▶ **Your instructions**
Quote the data exactly, first line to the line containing "import * as", with no pictures.

---+---

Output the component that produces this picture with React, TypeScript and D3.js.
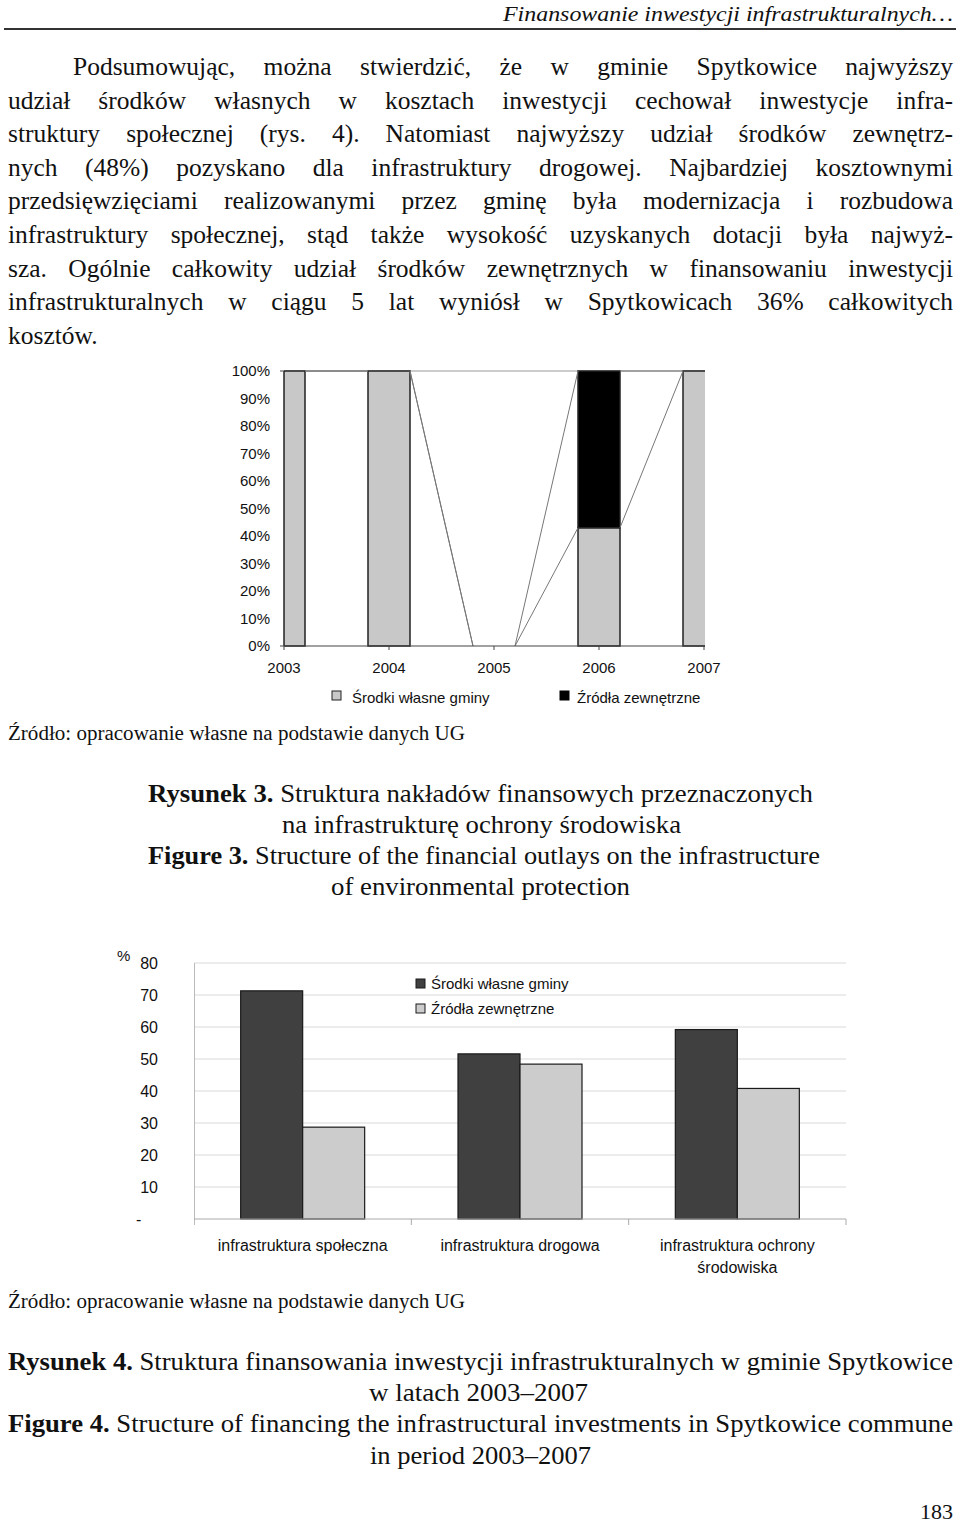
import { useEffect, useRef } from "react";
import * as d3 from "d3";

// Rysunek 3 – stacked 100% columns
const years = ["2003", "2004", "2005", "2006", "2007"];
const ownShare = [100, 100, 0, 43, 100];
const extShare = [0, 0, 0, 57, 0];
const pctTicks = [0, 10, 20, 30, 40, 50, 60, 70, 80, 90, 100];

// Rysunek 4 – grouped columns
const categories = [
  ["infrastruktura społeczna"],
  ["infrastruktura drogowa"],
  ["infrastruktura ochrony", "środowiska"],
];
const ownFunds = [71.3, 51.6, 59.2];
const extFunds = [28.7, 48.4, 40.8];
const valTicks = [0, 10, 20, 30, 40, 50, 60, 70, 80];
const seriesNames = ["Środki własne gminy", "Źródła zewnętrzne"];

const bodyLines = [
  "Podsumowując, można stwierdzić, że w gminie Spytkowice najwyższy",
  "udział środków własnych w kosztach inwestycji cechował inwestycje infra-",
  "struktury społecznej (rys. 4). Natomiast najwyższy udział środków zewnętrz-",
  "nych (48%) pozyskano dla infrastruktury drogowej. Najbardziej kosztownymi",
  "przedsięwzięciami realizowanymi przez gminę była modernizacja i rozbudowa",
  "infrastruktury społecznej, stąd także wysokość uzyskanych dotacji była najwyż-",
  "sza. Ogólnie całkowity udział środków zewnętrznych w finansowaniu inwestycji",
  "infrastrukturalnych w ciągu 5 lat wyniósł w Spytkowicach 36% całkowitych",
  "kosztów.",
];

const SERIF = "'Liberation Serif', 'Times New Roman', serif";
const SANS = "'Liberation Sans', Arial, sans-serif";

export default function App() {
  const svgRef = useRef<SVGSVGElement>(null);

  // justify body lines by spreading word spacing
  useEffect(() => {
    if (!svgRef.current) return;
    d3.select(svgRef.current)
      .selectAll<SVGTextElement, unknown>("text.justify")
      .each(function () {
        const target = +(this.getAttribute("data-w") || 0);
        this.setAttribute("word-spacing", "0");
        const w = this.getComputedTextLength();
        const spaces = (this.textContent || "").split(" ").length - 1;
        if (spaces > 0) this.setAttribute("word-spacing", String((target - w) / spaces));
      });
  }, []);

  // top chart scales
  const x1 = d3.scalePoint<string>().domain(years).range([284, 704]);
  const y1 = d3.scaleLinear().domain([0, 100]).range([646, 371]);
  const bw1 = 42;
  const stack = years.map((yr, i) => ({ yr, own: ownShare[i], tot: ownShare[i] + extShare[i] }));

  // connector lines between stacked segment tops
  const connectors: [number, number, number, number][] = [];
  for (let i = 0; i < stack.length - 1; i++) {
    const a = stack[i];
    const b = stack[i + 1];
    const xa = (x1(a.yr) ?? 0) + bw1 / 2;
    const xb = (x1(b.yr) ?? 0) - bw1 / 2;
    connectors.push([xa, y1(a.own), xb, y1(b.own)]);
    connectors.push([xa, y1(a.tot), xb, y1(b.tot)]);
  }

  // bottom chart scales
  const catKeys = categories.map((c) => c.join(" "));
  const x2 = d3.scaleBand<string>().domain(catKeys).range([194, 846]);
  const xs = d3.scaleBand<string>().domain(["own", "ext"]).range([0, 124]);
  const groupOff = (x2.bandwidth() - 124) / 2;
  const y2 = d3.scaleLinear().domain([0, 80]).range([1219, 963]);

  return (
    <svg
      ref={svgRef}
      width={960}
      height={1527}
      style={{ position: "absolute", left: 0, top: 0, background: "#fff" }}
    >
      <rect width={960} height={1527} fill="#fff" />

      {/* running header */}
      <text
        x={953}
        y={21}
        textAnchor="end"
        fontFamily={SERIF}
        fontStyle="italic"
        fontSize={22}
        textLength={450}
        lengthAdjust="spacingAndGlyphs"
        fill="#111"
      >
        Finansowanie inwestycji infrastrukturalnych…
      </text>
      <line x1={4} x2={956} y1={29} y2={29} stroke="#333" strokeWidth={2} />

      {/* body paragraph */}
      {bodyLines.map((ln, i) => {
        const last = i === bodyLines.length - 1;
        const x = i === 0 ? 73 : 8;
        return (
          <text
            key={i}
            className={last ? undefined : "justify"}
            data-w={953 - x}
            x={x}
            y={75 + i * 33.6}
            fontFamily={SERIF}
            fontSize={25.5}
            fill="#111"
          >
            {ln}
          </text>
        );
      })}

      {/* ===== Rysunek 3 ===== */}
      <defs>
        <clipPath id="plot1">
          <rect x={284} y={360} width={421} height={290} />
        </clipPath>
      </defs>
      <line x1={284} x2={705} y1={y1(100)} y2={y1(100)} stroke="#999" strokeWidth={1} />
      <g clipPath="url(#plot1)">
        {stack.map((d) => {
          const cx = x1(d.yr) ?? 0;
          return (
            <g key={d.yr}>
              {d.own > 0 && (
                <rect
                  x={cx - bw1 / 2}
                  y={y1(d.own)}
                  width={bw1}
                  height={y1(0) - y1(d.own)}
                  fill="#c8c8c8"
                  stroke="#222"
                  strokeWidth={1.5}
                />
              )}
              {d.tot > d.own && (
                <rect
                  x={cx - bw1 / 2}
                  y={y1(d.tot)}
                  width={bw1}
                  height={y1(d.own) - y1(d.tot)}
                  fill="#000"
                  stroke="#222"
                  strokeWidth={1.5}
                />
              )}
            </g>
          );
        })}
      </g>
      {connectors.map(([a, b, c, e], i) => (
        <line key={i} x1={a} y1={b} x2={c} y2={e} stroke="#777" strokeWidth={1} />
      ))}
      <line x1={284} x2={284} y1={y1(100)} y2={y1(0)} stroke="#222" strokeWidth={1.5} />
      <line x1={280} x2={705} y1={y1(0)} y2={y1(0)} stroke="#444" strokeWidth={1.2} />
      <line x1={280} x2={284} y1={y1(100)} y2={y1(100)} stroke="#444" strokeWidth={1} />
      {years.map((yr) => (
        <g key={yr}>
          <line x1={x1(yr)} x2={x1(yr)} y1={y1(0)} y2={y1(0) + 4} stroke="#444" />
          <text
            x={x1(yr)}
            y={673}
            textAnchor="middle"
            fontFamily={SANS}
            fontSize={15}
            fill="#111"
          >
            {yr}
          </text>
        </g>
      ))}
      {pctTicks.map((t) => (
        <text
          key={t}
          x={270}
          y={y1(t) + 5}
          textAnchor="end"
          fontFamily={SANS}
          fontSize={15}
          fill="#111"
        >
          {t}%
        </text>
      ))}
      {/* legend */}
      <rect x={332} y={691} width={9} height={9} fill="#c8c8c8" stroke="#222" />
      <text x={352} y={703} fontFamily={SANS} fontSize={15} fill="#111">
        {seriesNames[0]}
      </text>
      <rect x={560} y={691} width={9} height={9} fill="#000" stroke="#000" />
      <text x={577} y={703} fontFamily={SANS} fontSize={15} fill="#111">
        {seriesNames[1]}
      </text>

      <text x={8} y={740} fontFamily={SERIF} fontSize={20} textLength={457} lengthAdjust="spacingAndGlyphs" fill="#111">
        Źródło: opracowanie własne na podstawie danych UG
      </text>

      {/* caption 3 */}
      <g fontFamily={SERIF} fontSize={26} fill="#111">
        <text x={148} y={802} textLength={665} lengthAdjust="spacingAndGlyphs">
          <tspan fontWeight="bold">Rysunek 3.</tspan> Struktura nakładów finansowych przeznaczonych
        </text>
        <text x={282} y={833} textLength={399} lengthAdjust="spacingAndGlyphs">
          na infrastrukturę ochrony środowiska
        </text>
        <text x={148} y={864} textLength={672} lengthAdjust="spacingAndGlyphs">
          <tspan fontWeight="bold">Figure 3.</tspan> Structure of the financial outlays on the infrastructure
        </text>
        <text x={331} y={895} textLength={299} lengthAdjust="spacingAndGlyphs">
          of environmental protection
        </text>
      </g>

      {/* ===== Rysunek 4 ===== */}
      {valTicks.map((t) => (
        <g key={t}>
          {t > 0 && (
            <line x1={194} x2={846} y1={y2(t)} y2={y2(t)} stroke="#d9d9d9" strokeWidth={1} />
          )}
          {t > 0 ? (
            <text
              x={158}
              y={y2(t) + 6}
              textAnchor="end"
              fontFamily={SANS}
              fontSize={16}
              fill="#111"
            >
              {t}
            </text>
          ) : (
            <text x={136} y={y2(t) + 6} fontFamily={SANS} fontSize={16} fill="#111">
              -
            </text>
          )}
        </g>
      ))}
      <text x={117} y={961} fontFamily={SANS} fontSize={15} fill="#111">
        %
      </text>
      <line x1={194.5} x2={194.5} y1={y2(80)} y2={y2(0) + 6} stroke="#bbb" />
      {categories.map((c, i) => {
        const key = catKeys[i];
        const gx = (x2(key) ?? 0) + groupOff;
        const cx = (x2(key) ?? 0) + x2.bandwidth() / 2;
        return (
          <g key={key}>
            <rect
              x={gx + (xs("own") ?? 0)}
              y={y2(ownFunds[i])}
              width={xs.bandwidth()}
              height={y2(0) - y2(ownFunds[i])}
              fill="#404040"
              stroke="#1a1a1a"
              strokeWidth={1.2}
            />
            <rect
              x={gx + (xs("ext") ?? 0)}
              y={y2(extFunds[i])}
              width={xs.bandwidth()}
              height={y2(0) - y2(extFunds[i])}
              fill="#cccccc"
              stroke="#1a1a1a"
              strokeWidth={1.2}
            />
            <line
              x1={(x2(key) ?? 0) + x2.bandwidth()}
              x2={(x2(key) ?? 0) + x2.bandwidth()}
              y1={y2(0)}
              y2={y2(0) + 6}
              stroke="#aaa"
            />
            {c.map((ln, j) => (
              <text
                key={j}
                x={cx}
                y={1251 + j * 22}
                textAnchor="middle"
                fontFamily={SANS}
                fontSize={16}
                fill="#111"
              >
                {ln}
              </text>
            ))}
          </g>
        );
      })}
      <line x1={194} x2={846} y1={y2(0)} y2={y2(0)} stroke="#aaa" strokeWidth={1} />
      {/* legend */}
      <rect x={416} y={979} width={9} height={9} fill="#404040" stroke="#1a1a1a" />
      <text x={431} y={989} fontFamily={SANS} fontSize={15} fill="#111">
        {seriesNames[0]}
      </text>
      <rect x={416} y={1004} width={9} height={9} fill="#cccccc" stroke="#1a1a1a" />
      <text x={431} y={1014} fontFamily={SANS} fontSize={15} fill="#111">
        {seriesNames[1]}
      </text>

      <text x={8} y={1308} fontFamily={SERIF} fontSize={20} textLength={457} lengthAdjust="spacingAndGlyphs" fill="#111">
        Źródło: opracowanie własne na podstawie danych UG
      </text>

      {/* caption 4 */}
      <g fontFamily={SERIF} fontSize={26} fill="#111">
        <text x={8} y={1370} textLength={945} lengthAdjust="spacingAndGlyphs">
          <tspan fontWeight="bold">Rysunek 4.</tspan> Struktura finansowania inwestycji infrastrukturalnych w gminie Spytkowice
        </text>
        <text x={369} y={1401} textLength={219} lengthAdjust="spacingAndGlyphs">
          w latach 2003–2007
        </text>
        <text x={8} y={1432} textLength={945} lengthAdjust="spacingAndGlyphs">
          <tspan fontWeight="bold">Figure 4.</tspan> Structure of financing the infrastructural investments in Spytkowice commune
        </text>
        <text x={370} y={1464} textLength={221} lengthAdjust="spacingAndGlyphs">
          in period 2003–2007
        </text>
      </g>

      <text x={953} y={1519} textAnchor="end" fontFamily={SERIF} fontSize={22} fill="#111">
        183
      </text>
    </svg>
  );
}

---+---

▶ **Result for this task**
Output the component that produces this picture with React, TypeScript and D3.js.
import { useEffect, useRef } from "react";
import * as d3 from "d3";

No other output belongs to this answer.